Nonlinear photonic architecture for fault-tolerant quantum computing
Maike Ostmann, Joshua Nunn, Alex E. Jones
TL;DR
This work addresses fault-tolerant quantum computing with photons by replacing probabilistic linear-optical primitives with strong photon–photon nonlinearities realized via atomic ensembles in cavities. It develops a GHZ-measurement-based MBQC framework using small encoded resource states (2-chains) and QPC$(n,m)_r$ encodings, enabling near-deterministic resource generation and improved loss tolerance. The approach integrates a nonlinear CZ gate to deterministically generate seed states, reduces multiplexing overhead, and employs a foliated RHG lattice for error correction, achieving higher loss thresholds and smaller hardware footprints. The results suggest a path to scalable, room-temperature photonic quantum computers with modular networking capabilities and substantially lower component counts than traditional linear-optical schemes.
Abstract
We propose a novel architecture for fault-tolerant quantum computing that incorporates strong single-photon nonlinearities into a photonic GHZ-measurement-based architecture.
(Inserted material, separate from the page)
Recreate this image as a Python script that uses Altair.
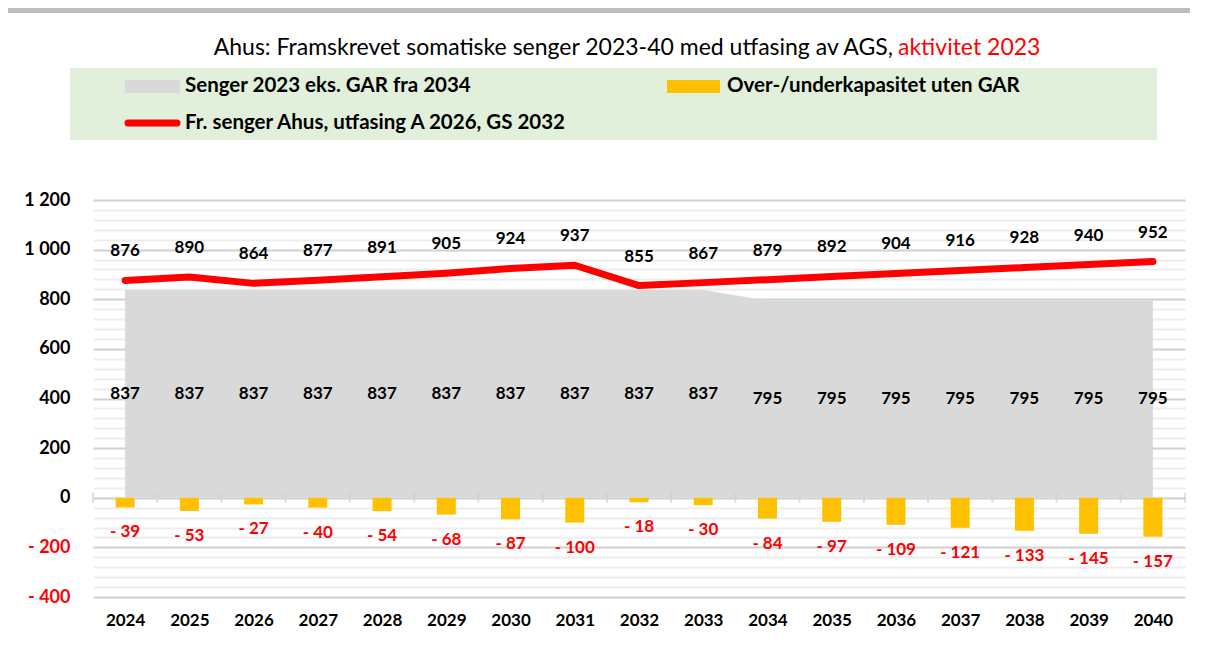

The nonlinearities substantially reduce resource overheads compared to conventional linear-optics-based architectures, which require significant redundancy to accommodate probabilistic photon generation and probabilistic entangling operations. By removing linear-optical failure modes, our nonlinear architecture can also tolerate much higher optical losses than linear approaches, with a baseline loss tolerance of $\sim$12\% using a 32-photon resource state and a foliated surface code. Our results show how introducing a nonlinear primitive enables dramatic improvements in practical implementations of fault-tolerant quantum computing.